My parents pleaded and badgered me into going to school each morning for fifteen years. In that whole decade and a half they never worked out that I might not be the problem. It never, as far as I know, occurred to them that perhaps school was the problem or that my continuous litany of why I didn’t want to go to school might have some useful content in it. It was always assumed that it was a behavioral problem and thus, because it was caused by my behavior, my problem. Now we all know that it was bipolar disorder. But those long years of constant remonstrance have taken their toll: I still assume that it’s all my fault.
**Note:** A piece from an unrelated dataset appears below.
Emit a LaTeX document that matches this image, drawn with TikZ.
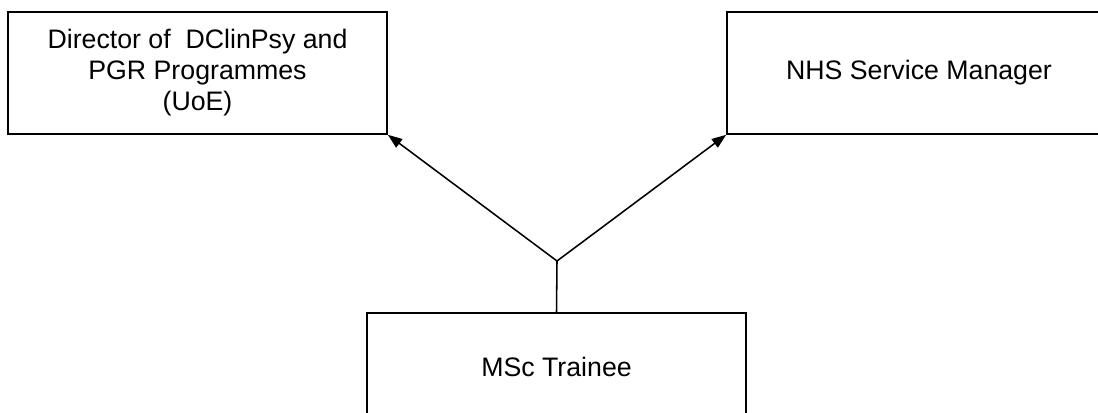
\documentclass[tikz,border=0pt]{standalone}
\usepackage{fontspec}
\setmainfont{Liberation Sans}
\usepackage{tikz}
\usetikzlibrary{positioning,arrows.meta}

\begin{document}
\begin{tikzpicture}[x=0.025cm, y=-0.025cm, line width=1.1pt,
		rolebox/.style={draw, rectangle, inner sep=0pt, text centered, align=center, font=\fontsize{19}{22}\selectfont},
		link/.style={-{Triangle[length=0.36cm, width=0.26cm]}}]
	\useasboundingbox (0,0) rectangle (1098,413);
	\clip (0,0) rectangle (1098,413);
	\node[rolebox, minimum width=9.475cm, minimum height=3.05cm] (dir) at (197.5,73) {Director of\ \ DClinPsy and\\PGR Programmes\\(UoE)};
	\node[rolebox, minimum width=9.6cm, minimum height=3.05cm] (nhs) at (919,73) {NHS Service Manager};
	\node[rolebox, minimum width=9.475cm, minimum height=2.7cm] (msc) at (556.5,367) {MSc Trainee};
	\coordinate (split) at (557,261);

	\draw (msc.north) -- (split);
	\draw[link] (split) -- (dir.south east);
	\draw[link] (split) -- (nhs.south west);
\end{tikzpicture}
\end{document}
As my parents and indeed my teachers and friends and sister and psychologist and so on saw the situation, there were only a few possible solutions: leave it alone, try to bribe me and try to punish me. None of them had much effect. I don’t want to make the same mistake about school. As far as I know there are only a few possible solutions as to how to get through the rest of the undergraduate education. I can suck it up and be stoic. Actually, that’s the only one I can think of. From experience I know that it sometimes works and sometimes doesn’t, which means that it is probably more correlative than causal to my ability to go to school.
One factor that I know to make a huge difference is the bipolar disorder. I can’t go to school in the throes of it. It seems to be more in remission than not at the moment and I don’t think that I am ignoring contradictory evidence. But is that a sufficient criterion for determining whether I’m ready to go back to school? And when I do go, how else can I deal with it except to be stoic?